Coastal Wellington homes could face soaring insurance premiums due to sea level rise. Photo / Mark Mitchell
A Wellington city councillor says new developments must take into consideration climate-change risk and sea-level rise.
A major report published this week showed the flood risk to seaside homes would increase significantly as sea levels rise, to the extent that insurance companies may pull out of insuring seaside homes altogether.
Wellington city councillor Iona Pannett, who holds the climate change portfolio and has voted against seaside developments, said the findings were not unexpected.
"The insurance industry has long known about climate change and has taken that into account in terms of their forecast.
"I would expect that the insurance industry would pull out completely around climate ... it's of great concern because people will not be able to fix their properties if they're not insured."
A report published through the government-funded Deep South Challenge examined the risk for 10,000 homes in New Zealand's major cities that were located in one-in-100-year flood zones, and showed the risk would rapidly increase as the planet warmed.
Ten centimetres of sea-level rise is forecast in Wellington by 2040, which could push the probability of floods up to a one-in-20-year event.
With the insurance industry typically starting to pull out of properties when disasters became one-in-50-year events, Wellington homes near the coastline could face soaring insurance premiums within 15 years. That is, if they could be renewed at all.
The report drops in a week where houses in the Wellington region have been evacuated due to flash flooding, and Prime Minister Jacinda Ardern plans to declare a climate emergency.
As a coastal nation, New Zealand is vulnerable to sea-level rise, but Pannett said the added earthquake risk in the capital would also impact insurance.
Her biggest concern was that seaside homeowners could be unable to sell if companies were no longer willing to insure their properties.
"So then the issue is how do we as a country support owners, because no one wants to see anyone bankrupt," she said.
Homeowners would either have to self-insure, or the government would need to step in to provide an insurance scheme.
Pannett was concerned about developments along the coast and encouraged Wellingtonians to think about the future when deciding where to build.
"We would like to encourage people to make good decisions about where they build, [and] that they build to a high standard," she said.
She said developers were compliant with the current district plan, but the council was in the process of adapting their plan to account for sea-level rise.
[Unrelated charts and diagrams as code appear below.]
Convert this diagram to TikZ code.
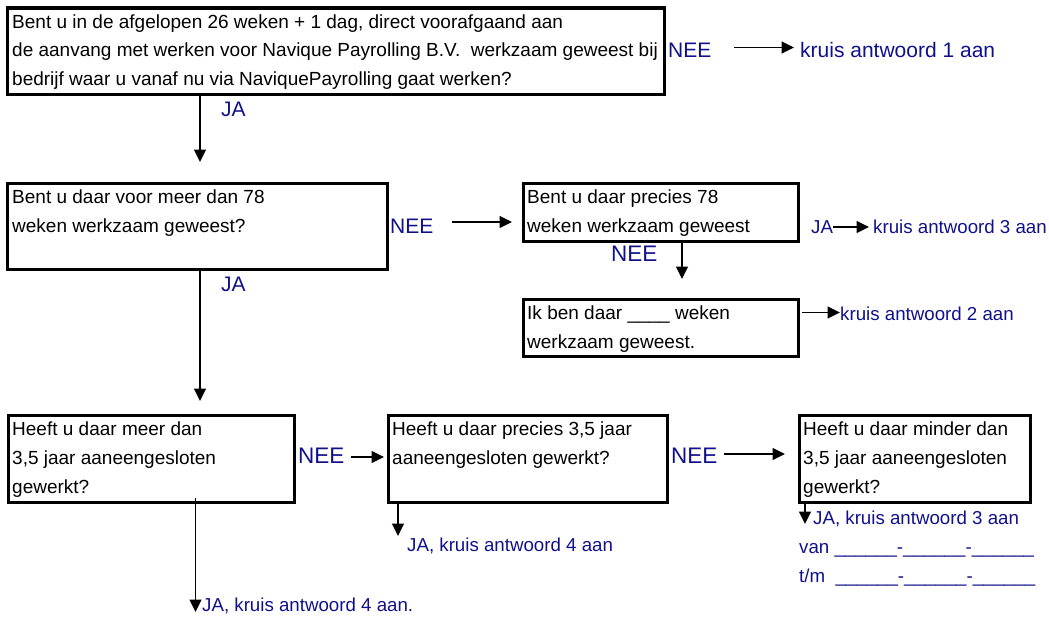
\documentclass[tikz,border=0pt]{standalone}
\usepackage{fontspec}
\setmainfont{Liberation Sans}
\usetikzlibrary{arrows.meta}
\definecolor{navy}{RGB}{16,16,140}
\begin{document}
\begin{tikzpicture}[x=1pt,y=-1pt,
  box/.style={draw, line width=3.2pt, inner sep=0pt, anchor=north west},
  btxt/.style={anchor=base west, inner sep=0pt, align=left, font=\fontsize{19}{29}\selectfont},
  btxtone/.style={anchor=base west, inner sep=0pt, align=left, font=\fontsize{19}{28.5}\selectfont},
  bigblue/.style={anchor=base west, inner sep=0pt, text=navy, font=\fontsize{21}{24}\selectfont},
  nee/.style={anchor=base west, inner sep=0pt, text=navy, font=\fontsize{22.5}{26}\selectfont},
  smallblue/.style={anchor=base west, inner sep=0pt, text=navy, align=left, font=\fontsize{18.7}{29}\selectfont},
  arr/.style={line width=1.7pt, -{Triangle[length=12.5pt,width=12pt]}}
]
\useasboundingbox (0,0) rectangle (1049,618);

% boxes
\node[box, minimum width=657.5pt, minimum height=86.5pt] (b1) at (5.5,6.5) {};
\node[box, minimum width=380pt, minimum height=86pt] (b2) at (5.5,182) {};
\node[box, minimum width=275.5pt, minimum height=57.5pt] (b3) at (521.5,182) {};
\node[box, minimum width=275.5pt, minimum height=57.5pt] (b4) at (521.5,297.5) {};
\node[box, minimum width=286.5pt, minimum height=87pt] (b5) at (6.5,414) {};
\node[box, minimum width=279pt, minimum height=87pt] (b6) at (387,414) {};
\node[box, minimum width=231pt, minimum height=87pt] (b7) at (798,414) {};

% box texts (anchor: baseline of the last line)
\node[btxtone] (t1) at (12,85) {Bent u in de afgelopen 26 weken + 1 dag, direct voorafgaand aan\\de aanvang met werken voor Navique Payrolling B.V.~ werkzaam geweest bij\\bedrijf waar u vanaf nu via NaviquePayrolling gaat werken?};
\node[btxt] (t2) at (12,232) {Bent u daar voor meer dan 78\\weken werkzaam geweest?};
\node[btxt] (t3) at (527,232) {Bent u daar precies 78\\weken werkzaam geweest};
\node[btxt] (t4) at (527,348) {Ik ben daar \_\_\_\_ weken\\werkzaam geweest.};
\node[btxt] (t5) at (12,493) {Heeft u daar meer dan\\3,5 jaar aaneengesloten\\gewerkt?};
\node[btxt] (t6) at (392,464) {Heeft u daar precies 3,5 jaar\\aaneengesloten gewerkt?};
\node[btxt] (t7) at (803,493) {Heeft u daar minder dan\\3,5 jaar aaneengesloten\\gewerkt?};

% row 1
\node[bigblue] (nee1) at (668,58) {NEE};
\node[bigblue] (k1) at (800,58) {kruis antwoord 1 aan};
\coordinate (a1s) at (734,47.5);
\coordinate (a1e) at (794,47.5);
\draw[arr] (a1s) -- (a1e);
\node[bigblue] (ja1) at (221,116) {JA};
\coordinate (a2e) at (200,162);
\draw[arr] (b1.south west -| a2e) -- (a2e);

% row 2
\node[bigblue] (nee2) at (390,233) {NEE};
\coordinate (a3s) at (452,222);
\coordinate (a3e) at (512,222);
\draw[arr] (a3s) -- (a3e);
\node[smallblue] (ja3) at (811,233) {JA};
\coordinate (a4e) at (869,227);
\draw[arr] (ja3.east |- a4e) -- (a4e);
\node[smallblue] (k3) at (873,233) {kruis antwoord 3 aan};
\node[nee] (nee3) at (611,261) {NEE};
\coordinate (a5e) at (682,279);
\draw[arr] (b3.south -| a5e) -- (a5e);
\coordinate (a6s) at (802,312.5);
\node[smallblue] (k2) at (840,320) {kruis antwoord 2 aan};
\draw[arr] (a6s) -- (k2.west |- a6s);
\node[bigblue] (ja2) at (221,291) {JA};
\coordinate (a7e) at (200,401);
\draw[arr] (b2.south -| a7e) -- (a7e);

% row 3
\node[nee] (nee5) at (298,463) {NEE};
\coordinate (a8e) at (384,457);
\draw[arr] (nee5.east |- a8e) ++(6,0) -- (a8e);
\node[nee] (nee6) at (671,463) {NEE};
\coordinate (a9e) at (785,454);
\draw[arr] (nee6.east |- a9e) ++(6,0) -- (a9e);

% below row 3
\coordinate (a10e) at (805,524);
\draw[arr] (b7.south -| a10e) -- (a10e);
\node[smallblue] (k7) at (813,524) {JA, kruis antwoord 3 aan};
\node[smallblue] (van) at (799,582) {van \_\_\_\_\_\_-\_\_\_\_\_\_-\_\_\_\_\_\_\\t/m~ \_\_\_\_\_\_-\_\_\_\_\_\_-\_\_\_\_\_\_};
\coordinate (a11e) at (398,536);
\draw[arr] (b6.south -| a11e) -- (a11e);
\node[smallblue] (k6) at (407,551) {JA, kruis antwoord 4 aan};
\coordinate (a12e) at (195.5,612);
\draw[arr] (195.5,498) -- (a12e);
\node[smallblue] (k5) at (202,611) {JA, kruis antwoord 4 aan.};
\end{tikzpicture}
\end{document}
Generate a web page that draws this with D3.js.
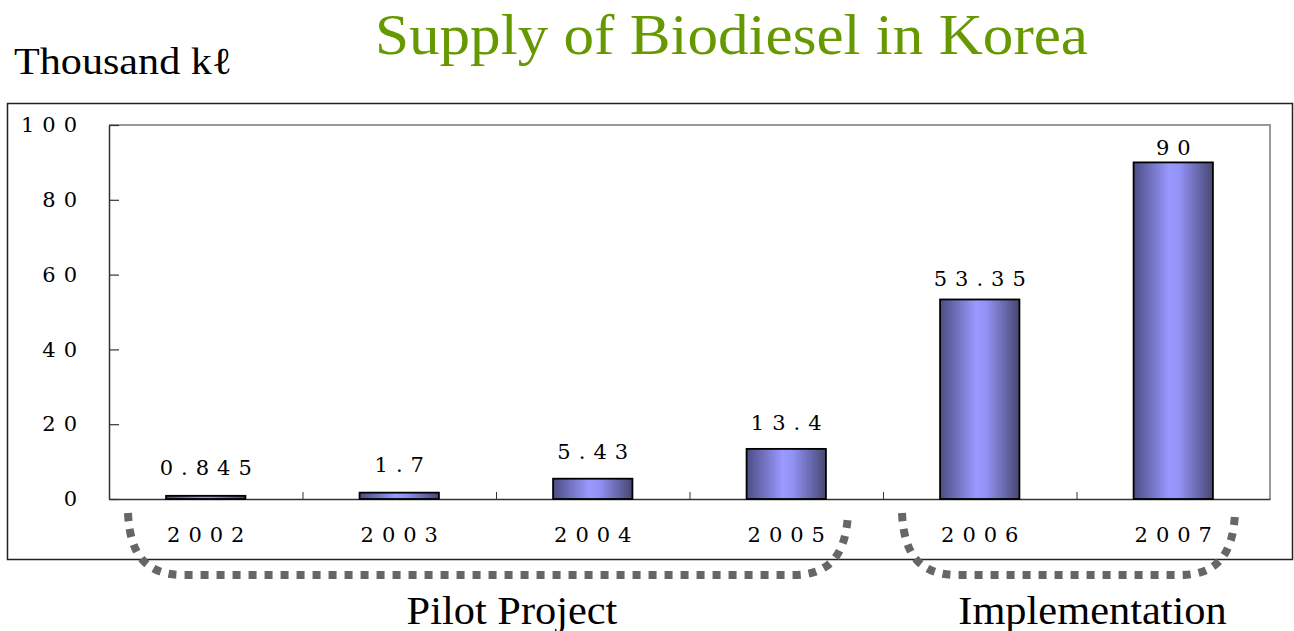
<!DOCTYPE html>
<html>
<head>
<meta charset="utf-8">
<script src="https://cdn.jsdelivr.net/npm/d3@7"></script>
<style>
  body { margin: 0; background: #fff; }
  svg { display: block; }
</style>
</head>
<body>
<script>
// data
var years = ["2002", "2003", "2004", "2005", "2006", "2007"];
var supply = [0.845, 1.7, 5.43, 13.4, 53.35, 90];
var valueLabels = ["0.845", "1.7", "5.43", "13.4", "53.35", "90"];
var yTicks = [0, 20, 40, 60, 80, 100];
var phases = [
  { name: "Pilot Project", from: "2002", to: "2005" },
  { name: "Implementation", from: "2006", to: "2007" }
];

var W = 1294, H = 631;
var plotL = 109, plotR = 1270, plotT = 125, plotB = 499;
var serif = "'Liberation Serif', 'DejaVu Serif', serif";
var numFont = "'DejaVu Serif', 'Liberation Serif', serif";
var numSize = "21px";
var ls = 8; // wide digit spacing

var svg = d3.select("body").append("svg")
  .attr("width", W)
  .attr("height", H);

// gradient for the bars
var grad = svg.append("defs").append("linearGradient")
  .attr("id", "barGrad")
  .attr("x1", "0%").attr("x2", "100%")
  .attr("y1", "0%").attr("y2", "0%");
grad.append("stop").attr("offset", "0%").attr("stop-color", "#4c4c84");
grad.append("stop").attr("offset", "45%").attr("stop-color", "#9999ff");
grad.append("stop").attr("offset", "58%").attr("stop-color", "#9292f6");
grad.append("stop").attr("offset", "100%").attr("stop-color", "#474772");

// title + unit
svg.append("text")
  .attr("x", 375).attr("y", 54)
  .attr("textLength", 713)
  .attr("lengthAdjust", "spacingAndGlyphs")
  .style("font-family", serif)
  .style("font-size", "58px")
  .attr("fill", "#669900")
  .text("Supply of Biodiesel in Korea");

svg.append("text")
  .attr("x", 14).attr("y", 74)
  .attr("textLength", 218)
  .attr("lengthAdjust", "spacingAndGlyphs")
  .style("font-family", serif)
  .style("font-size", "38px")
  .attr("fill", "#000")
  .text("Thousand k\u2113");

// outer frame
svg.append("rect")
  .attr("x", 7.5).attr("y", 103.5)
  .attr("width", 1285).attr("height", 456)
  .attr("fill", "none")
  .attr("stroke", "#222")
  .attr("stroke-width", 1.5);

// scales
var x = d3.scaleBand().domain(years).range([plotL, plotR]).padding(0);
var xb = d3.scaleLinear().domain([0, years.length]).range([plotL, plotR]);
var y = d3.scaleLinear().domain([0, 100]).range([plotB, plotT]);

// plot frame: top and right gray
svg.append("path")
  .attr("d", "M" + plotL + "," + plotT + "H" + plotR + "V" + plotB)
  .attr("fill", "none")
  .attr("stroke", "#999")
  .attr("stroke-width", 2);

// y axis
var yAxis = svg.append("g")
  .attr("transform", "translate(" + plotL + ",0)")
  .call(d3.axisLeft(y).tickValues(yTicks).tickSizeInner(-10).tickSizeOuter(0).tickPadding(32));
yAxis.select(".domain").attr("stroke", "#333").attr("stroke-width", 1.5);
yAxis.selectAll(".tick line").attr("stroke", "#333").attr("stroke-width", 1.2);
yAxis.selectAll("text")
  .style("font-family", numFont)
  .style("font-size", numSize)
  .style("letter-spacing", ls + "px")
  .attr("dx", ls)
  .attr("fill", "#000");

// x axis: boundary ticks
var xTickAxis = svg.append("g")
  .attr("transform", "translate(0," + plotB + ")")
  .call(d3.axisBottom(xb).tickValues(d3.range(1, years.length)).tickSizeInner(-7).tickSizeOuter(0).tickFormat(""));
xTickAxis.select(".domain").attr("stroke", "#333").attr("stroke-width", 1.5);
xTickAxis.selectAll(".tick line").attr("stroke", "#333");

// x axis: year labels
var xAxis = svg.append("g")
  .attr("transform", "translate(0," + plotB + ")")
  .call(d3.axisBottom(x).tickSize(0).tickPadding(28));
xAxis.select(".domain").remove();
xAxis.selectAll("text")
  .style("font-family", numFont)
  .style("font-size", numSize)
  .style("letter-spacing", ls + "px")
  .attr("dx", ls / 2)
  .attr("fill", "#000");

// bars
var barW = x.bandwidth() * 0.41;
svg.selectAll("rect.bar")
  .data(supply)
  .enter().append("rect")
  .attr("class", "bar")
  .attr("x", function (d, i) { return x(years[i]) + (x.bandwidth() - barW) / 2; })
  .attr("y", function (d) { return y(d); })
  .attr("width", barW)
  .attr("height", function (d) { return plotB - y(d); })
  .attr("fill", "url(#barGrad)")
  .attr("stroke", "#000")
  .attr("stroke-width", 1.8);

// value labels
svg.selectAll("text.val")
  .data(supply)
  .enter().append("text")
  .attr("class", "val")
  .attr("x", function (d, i) { return x(years[i]) + x.bandwidth() / 2 + ls / 2; })
  .attr("y", function (d) { return y(d) - (21 - d * 0.15); })
  .attr("text-anchor", "middle")
  .style("font-family", numFont)
  .style("font-size", numSize)
  .style("letter-spacing", ls + "px")
  .attr("fill", "#000")
  .text(function (d, i) { return valueLabels[i]; });

// phase brackets (dotted)
var bracketY = 575;
phases.forEach(function (p) {
  var x0 = x(p.from) + 19, x1 = x(p.to) + x.bandwidth() - 35;
  var top0 = 513;
  var path = "M" + x0 + "," + top0 +
    "C" + (x0 + 2) + "," + (bracketY - 18) + " " + (x0 + 20) + "," + bracketY + " " + (x0 + 55) + "," + bracketY +
    "L" + (x1 - 55) + "," + bracketY +
    "C" + (x1 - 20) + "," + bracketY + " " + (x1 - 2) + "," + (bracketY - 18) + " " + x1 + "," + top0;
  svg.append("path")
    .attr("d", path)
    .attr("fill", "none")
    .attr("stroke", "#666")
    .attr("stroke-width", 8)
    .attr("stroke-dasharray", "8,8");

  var mid = (x(p.from) + x(p.to) + x.bandwidth()) / 2;
  var label = svg.append("text")
    .attr("y", 624)
    .style("font-family", serif)
    .style("font-size", "40px")
    .attr("fill", "#000")
    .text(p.name);
  var w = label.node().getComputedTextLength() * 1.06;
  label.attr("x", mid + 16 - w / 2)
    .attr("textLength", w)
    .attr("lengthAdjust", "spacingAndGlyphs");
});
</script>
</body>
</html>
"We know that developers are thinking about that and putting in litigation, [but] whether those litigations are adequate is the question we need to look at."
Last month the council voted to sell and lease land on Shelly Bay needed for the development of 350 homes. Pannett voted against it due to her concerns about the impacts of climate change.
She said at the time she would have liked further analysis on the risks of sea-level rise and was "extremely concerned about insurance" for the Shelly Bay development.